A story that grabbed the attention was one under the headline “Govt. slapped with $290,000 host fee” published on the front page of the Friday edition of your newspaper.
The story talked about how taxpayers will have to fork out $290,000 as the host fee for the Pacific Games in 2019. This column has since been told that the figure is a lot more than what has been stated. One reliable source told this writer that the money is US$450,000 (T$1.08m). That is a lot of cash.
But the amount is only a fraction of what is likely to cost the country to host the Games, with less than two years to go. Figures that have already been floated about point to an overall bill of $40million or above.
Interestingly, according to the President of the Samoa Association of Sports and National Olympic Committee S.A.S.N.O.C, Fepulea’i Patrick Fepulea’i, the government is paying the host fee because S.A.S.N.O.C. cannot afford it.
Which is understandable.
But that means every one who is paying taxes in this country is forking out for it. And when push comes to shove, the same people will have to cough up the $40million need for the Games to happen.
Now this is fine if we knew our economy was in a position to be able to sustain this sort of spending. But it is not. Again, contrary to what the Prime Minister and his government say, people in the know about the economy and finances are worried about the state of Samoa’s economy. Bankers and Finance analysts will tell you we are in a very precarious position.
Keep in mind that it is not just the Pacific Games we have to worry about. The government has committed itself to a number of risky commercial decisions – including Samoa Airways nonetheless – which require millions to bankroll.
Where is the money coming from? How are the leaders of today planning to sustain such spending – on top of maintaining their luxurious lifestyles and perks?
The simple answer is this. There are two ways. One is from you, the silent submissive taxpayers. You will be taxed for every step you take in Samoa. The second option of course is aid, which opens the door to unsustainable borrowing.
What is being used as collateral? This shouldn’t be too hard to figure out. All we’ve got apart from people are our marine and land resources. Don’t forget that there is no such thing as a free lunch. Think about it.
Which brings us to the point that we want to make. The leaders of this nation must sit down and make some very tough decisions. They have to look at the projects they are committing our people to and ask if they are really necessary.
We are talking about the need for a proper cost and benefit analysis in relation to all these projects – including events like the Pacific Games. Such an analysis will require us to look to the past to determine whether all the major events we have hosted actually added value to the lives of the people of this country.
Let’s look at some of the recent events for example. Given that there have been promises of millions to be generated for the economy, was that the case for Samoa?
How much money did we make from hosting the South Pacific Games in 2007? Was it worth it compared to the amount of taxpayer funds and aid money spent?
Think of the S.I.D.S. conference a few years ago. Again it cost this country millions of taxpayers and aid money to host. Was it worth all the headaches and the millions in expenses? Did Samoa profit from it? And by how much?

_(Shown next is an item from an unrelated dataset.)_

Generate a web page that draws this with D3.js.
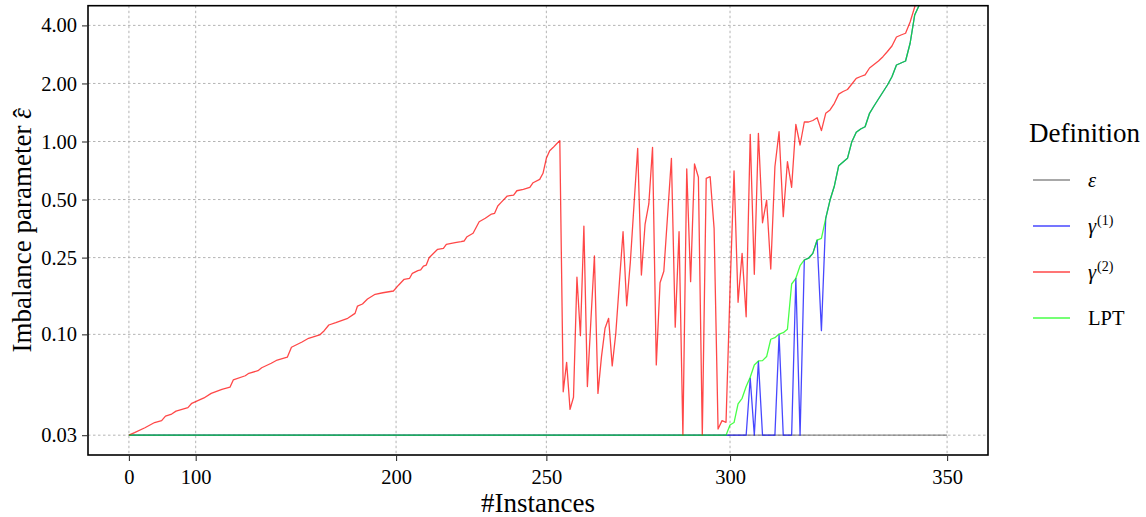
<!DOCTYPE html>
<html>
<head>
<meta charset="utf-8">
<script src="https://cdn.jsdelivr.net/npm/d3@7"></script>
<style>
  html, body { margin: 0; padding: 0; background: #ffffff; }
  svg { display: block; font-family: "Liberation Serif", "Times New Roman", serif; }
</style>
</head>
<body>
<svg id="chart" width="1146" height="517"></svg>
<script>
// Imbalance parameter per instance, one [instance, value] list per definition.
const xTicks = [0, 100, 200, 250, 300, 350];
const yTicks = [0.03, 0.10, 0.25, 0.50, 1.00, 2.00, 4.00];

const epsilonSeries = [[0, 0.03], [350, 0.03]];

const gamma1Series = [
  [0, 0.03], [304, 0.03], [305, 0.0592], [306, 0.03], [307, 0.0725], [308, 0.03],
  [311, 0.03], [312, 0.0993], [313, 0.03], [315, 0.03], [316, 0.1953], [317, 0.03],
  [318, 0.2430], [319, 0.2482], [320, 0.2631], [321, 0.3083], [322, 0.1045], [323, 0.3997],
  [324, 0.4971], [325, 0.588], [326, 0.749], [327, 0.783], [328, 0.818], [329, 0.998],
  [330, 1.116], [331, 1.161], [332, 1.193], [333, 1.400], [334, 1.528], [335, 1.661],
  [336, 1.806], [337, 1.963], [338, 2.168], [339, 2.493], [340, 2.553], [341, 2.615],
  [342, 3.231], [343, 4.529], [344, 5.10], [345, 6.2]
];

const gamma2Series = [
  [0, 0.030], [29, 0.0309], [49, 0.0328], [62, 0.0349], [70, 0.0357], [74, 0.0377],
  [80, 0.0386], [84, 0.0400], [94, 0.0417], [97, 0.0439], [106, 0.0468], [111, 0.0494],
  [118, 0.0519], [123, 0.0532], [125, 0.0580], [132, 0.0610], [134, 0.0628], [139, 0.0648],
  [141, 0.0671], [146, 0.0708], [149, 0.0736], [154, 0.0761], [156, 0.0857], [161, 0.0913],
  [164, 0.0954], [169, 0.0993], [171, 0.1045], [173, 0.1118], [176, 0.1150], [181, 0.1211],
  [184, 0.1285], [185, 0.1402], [187, 0.1437], [189, 0.1525], [192, 0.1613], [195, 0.1643],
  [199, 0.1678], [201, 0.1804], [203, 0.1930], [205, 0.1953], [206, 0.2073], [208, 0.2139],
  [209, 0.2157], [210, 0.2261], [211, 0.2288], [212, 0.2497], [215, 0.2760], [217, 0.2793],
  [218, 0.2930], [221, 0.2987], [223, 0.3023], [224, 0.3048], [225, 0.3209], [227, 0.3344],
  [229, 0.3836], [231, 0.3997], [233, 0.4206], [234, 0.4241], [235, 0.4631], [236, 0.4820],
  [238, 0.5214], [240, 0.5276], [241, 0.5554], [243, 0.5651], [245, 0.5786], [246, 0.6113],
  [248, 0.6366], [249, 0.6841], [250, 0.8184], [251, 0.8963], [252, 0.93], [253, 0.97],
  [254, 1.01], [255, 0.0504], [256, 0.0716], [257, 0.0408], [258, 0.0472], [259, 0.1977],
  [260, 0.0985], [261, 0.3643], [262, 0.0536], [263, 0.118], [264, 0.2549], [265, 0.0494],
  [266, 0.0767], [267, 0.1076], [268, 0.1211], [269, 0.0686], [270, 0.1013], [271, 0.187],
  [272, 0.3406], [273, 0.1406], [274, 0.237], [275, 0.47], [276, 0.922], [277, 0.2031],
  [278, 0.3732], [279, 0.4743], [280, 0.933], [281, 0.0694], [282, 0.1853], [283, 0.2124],
  [284, 0.4156], [285, 0.818], [286, 0.1089], [287, 0.3406], [288, 0.03], [289, 0.7201],
  [290, 0.1876], [291, 0.7643], [292, 0.6523], [293, 0.03], [294, 0.6445], [295, 0.6571],
  [296, 0.3546], [297, 0.0323], [298, 0.0357], [299, 0.0350], [300, 0.1698], [301, 0.703],
  [302, 0.1466], [303, 0.2631], [304, 0.1234], [305, 1.090], [306, 0.2048], [307, 1.103],
  [308, 0.379], [309, 0.497], [310, 0.218], [311, 0.740], [312, 1.124], [313, 0.4075],
  [314, 0.7856], [315, 0.5786], [316, 1.228], [317, 0.959], [318, 1.262], [319, 1.262],
  [320, 1.285], [321, 1.329], [322, 1.138], [323, 1.400], [324, 1.457], [325, 1.578],
  [326, 1.76], [327, 1.817], [328, 1.861], [329, 1.987], [330, 2.127], [331, 2.173],
  [332, 2.218], [333, 2.405], [334, 2.507], [335, 2.615], [336, 2.753], [337, 2.929],
  [338, 3.127], [339, 3.483], [340, 3.567], [341, 3.641], [342, 4.166], [343, 4.983],
  [344, 6.0]
];

const lptSeries = [
  [0, 0.03], [299, 0.03], [300, 0.0339], [301, 0.0349], [302, 0.0436], [303, 0.0466],
  [304, 0.0536], [305, 0.0599], [306, 0.0694], [307, 0.0728], [308, 0.0731], [309, 0.0767],
  [310, 0.0943], [311, 0.0961], [312, 0.1004], [313, 0.1020], [314, 0.1063], [315, 0.1824],
  [316, 0.1953], [317, 0.2269], [318, 0.2430], [319, 0.2482], [320, 0.2631], [321, 0.3083],
  [322, 0.3147], [323, 0.3997], [324, 0.4971], [325, 0.588], [326, 0.749], [327, 0.783],
  [328, 0.818], [329, 0.998], [330, 1.116], [331, 1.161], [332, 1.193], [333, 1.400],
  [334, 1.528], [335, 1.661], [336, 1.806], [337, 1.963], [338, 2.168], [339, 2.493],
  [340, 2.553], [341, 2.615], [342, 3.231], [343, 4.529], [344, 5.10], [345, 6.2]
];

const seriesList = [
  { key: "epsilon", points: epsilonSeries, color: "#5f5f5f", label: "ε", sup: null, italic: true },
  { key: "gamma1", points: gamma1Series, color: "#0000ff", label: "γ", sup: "(1)", italic: true },
  { key: "gamma2", points: gamma2Series, color: "#ff0000", label: "γ", sup: "(2)", italic: true },
  { key: "lpt", points: lptSeries, color: "#00ff00", label: "LPT", sup: null, italic: false }
];

const lineAlpha = 0.72;
const lineWidth = 1.3;

const svg = d3.select("#chart");
const panel = { left: 88, right: 988, top: 5.7, bottom: 455 };

// Squared x axis with 5% padding in the transformed space
const xMax = 350;
const xPad = 0.05 * xMax * xMax;
const x = d3.scalePow().exponent(2)
  .domain([-Math.sqrt(xPad), Math.sqrt(xMax * xMax + xPad)])
  .range([panel.left, panel.right]);

const y = d3.scaleLog()
  .domain([0.02368, 5.06])
  .range([panel.bottom, panel.top]);

// grid
const grid = svg.append("g").attr("class", "grid")
  .attr("stroke", "#b4b4b4").attr("stroke-width", 1).attr("stroke-dasharray", "2.5,2.5");
grid.selectAll("line.v").data(xTicks).join("line").attr("class", "v")
  .attr("x1", d => x(d)).attr("x2", d => x(d))
  .attr("y1", panel.top).attr("y2", panel.bottom);
grid.selectAll("line.h").data(yTicks).join("line").attr("class", "h")
  .attr("x1", panel.left).attr("x2", panel.right)
  .attr("y1", d => y(d)).attr("y2", d => y(d));

// lines
svg.append("clipPath").attr("id", "panel-clip").append("rect")
  .attr("x", panel.left).attr("y", panel.top)
  .attr("width", panel.right - panel.left).attr("height", panel.bottom - panel.top);

const line = d3.line().x(d => x(d[0])).y(d => y(d[1]));
svg.append("g").attr("clip-path", "url(#panel-clip)")
  .selectAll("path").data(seriesList).join("path")
  .attr("d", d => line(d.points))
  .attr("fill", "none")
  .attr("stroke", d => d.color)
  .attr("stroke-opacity", lineAlpha)
  .attr("stroke-width", lineWidth)
  .attr("stroke-linejoin", "round");

// panel border
svg.append("rect")
  .attr("x", panel.left).attr("y", panel.top)
  .attr("width", panel.right - panel.left).attr("height", panel.bottom - panel.top)
  .attr("fill", "none").attr("stroke", "#000").attr("stroke-width", 1.6);

// axes
const tickFont = "20.5px";
const xAxis = svg.append("g").attr("transform", `translate(0,${panel.bottom})`)
  .call(d3.axisBottom(x).tickValues(xTicks).tickFormat(d3.format("d")).tickSize(6).tickPadding(8.5));
const yAxis = svg.append("g").attr("transform", `translate(${panel.left},0)`)
  .call(d3.axisLeft(y).tickValues(yTicks).tickFormat(d3.format(".2f")).tickSize(6).tickPadding(5));
[xAxis, yAxis].forEach(a => {
  a.select(".domain").remove();
  a.selectAll(".tick line").attr("stroke", "#333").attr("stroke-width", 1.1);
  a.selectAll(".tick text").attr("fill", "#000")
    .style("font-family", "'Liberation Serif', serif").style("font-size", tickFont);
});

// axis titles
svg.append("text")
  .attr("x", (panel.left + panel.right) / 2).attr("y", 512)
  .attr("text-anchor", "middle").attr("font-size", "27px").attr("fill", "#000")
  .text("#Instances");

const yTitle = svg.append("text")
  .attr("transform", `translate(31,${(panel.top + panel.bottom) / 2}) rotate(-90)`)
  .attr("text-anchor", "middle").attr("font-size", "27px").attr("fill", "#000");
yTitle.append("tspan").text("Imbalance parameter ");
yTitle.append("tspan").attr("font-style", "italic").text("ε");
// circumflex accent placed over the epsilon
yTitle.append("tspan").attr("dx", "-0.36em").attr("dy", "0.02em").text("\u02C6");

// legend
const legend = svg.append("g");
legend.append("text").attr("x", 1029).attr("y", 141.5)
  .attr("font-size", "27px").attr("fill", "#000").text("Definition");

const keyY0 = 180, keyStep = 46;
const items = legend.selectAll("g.item").data(seriesList).join("g").attr("class", "item")
  .attr("transform", (d, i) => `translate(0,${keyY0 + i * keyStep})`);
items.append("line")
  .attr("x1", 1033).attr("x2", 1070).attr("y1", 0).attr("y2", 0)
  .attr("stroke", d => d.color).attr("stroke-opacity", lineAlpha).attr("stroke-width", lineWidth);
const labels = items.append("text").attr("x", 1088).attr("y", 7)
  .attr("font-size", "20.5px").attr("fill", "#000");
labels.append("tspan")
  .attr("font-style", d => d.italic ? "italic" : "normal")
  .text(d => d.label);
labels.filter(d => d.sup).append("tspan")
  .attr("font-size", "14px").attr("dy", -8).attr("dx", 1)
  .text(d => d.sup);
</script>
</body>
</html>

Conversely, if we made a loss, how much was it?
Members of the public deserve to know because up until now, these figures have remained a mystery. So much for a government that gloats about transparency, accountability and good governance as their mantra.
Ladies and gentlemen, these are legitimate questions, perfectly normal to ask. You see, far too often we become so excited about these projects and hosting such events with the notion that it will automatically inject “millions” of dollars into the economy.
But more often than not, history tells us the opposite. We end up having to shoulder millions in losses.
Which is why Prime Minister Tuilaepa and our leaders have to be prudent.
They must be cautious and know that they are committing our people to calculated risks, not foolish risks at the whim of someone’s pursuit for fame, personal riches and glory.
Have a restful Sunday Samoa, God bless!